Are there any seemingly simple probability question that are actually intractable? Are there any good examples of a seemingly simple probability problem, which is actually intractable?
I am trying to motivate the use of simulation, and would like to come with an example of when it is necessary that is accessible. The hope being something like:
"Intuitively it seems easy enough to model the amount of aces left after a round of poker, but due to $x$, $y$ and $z$, this is actually infeasible to calculate analytically".
But I am struggling to find a good / simple example. 
Any help would be appreciated.
 A: The survival function $S_{t}$ is a quantity of interest in many (most?) kinds of event history analysis. It is commonly estimated, and 'survival curves' depicting $S_{t}$ versus time are often used to compare the cumulative probability of events among different groups. Statistical comparisons are often facilitated by inference—things like hypothesis test and confidence intervals.
I and a few statisticians have struggled with several different approaches to provide an asymptotic analytic estimator of the sample variance of the survival function ($\sigma^{2}_{\hat{S}_{t}}$) in discrete time event history models (a la logit hazard, probit hazard, etc. models), which would be useful to construct hypothesis tests and confidence intervals.
It turns out that—as best I understand it—that while it is possible and common to estimate the asymptotic variance of sums of random variables (like the sample mean), the asymptotic variance of products of random variables is a tricky sticky wicket to estimate.
$$\hat{S}_{t} = \prod^{t}_{i=1}{1-\hat{h}_{i}}$$
where $\hat{h}_{t}$ is the discrete time hazard function at time $t$.
We have more or less given up on an asymptotic estimator of the variance of that puppy, and declared that numerical techniques like bootstrapping seem to be our best bets.
A: You've got 5 variables and you're doing a "multivariate" analysis. You assume multivariate normality and enjoy a complete data set. Then the maximum likelihood estimates of the mean and covariance matrix are closed form and easy to calculate.
Oh wait, you didn't want to assume joint normality. You meant to assume that, marginally, each of your variables follows a beta distribution. No big deal. There must be a multivariate analogue of the beta distribution with an arbitrary correlation structure, right? Well, you might be able to construct something, but I'll call it "intractable" for my level of patience. Here is a reddit post from someone trying to figure out something similar without much luck.

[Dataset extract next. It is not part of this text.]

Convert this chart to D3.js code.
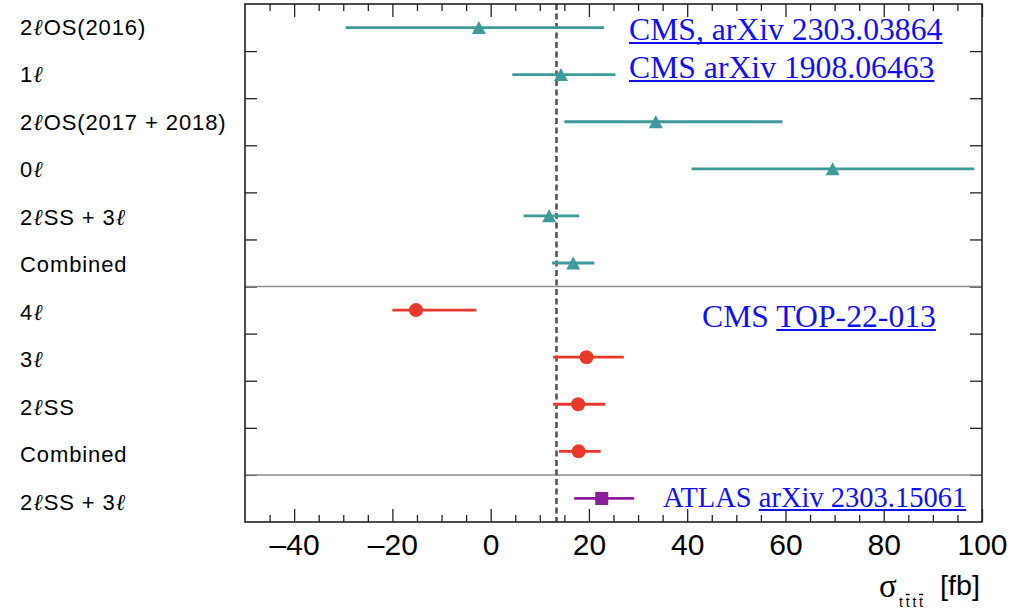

A: A simple probability problem that is intractable could be the following for a horse race.
If the horse trainer has a win rate of 25% and the jockey a 10% win rate and the horse has a 40% win rate what is the un-normalised probabilty of success of the horse in today's race?
The trainer has trained the horse to have a 40% success rate but will the rate fall in future races towards 25%? Will the jockey have a better chance than 15%, and by how much, on a horse that wins 40% of the time and a trainer that wins 25% of the time?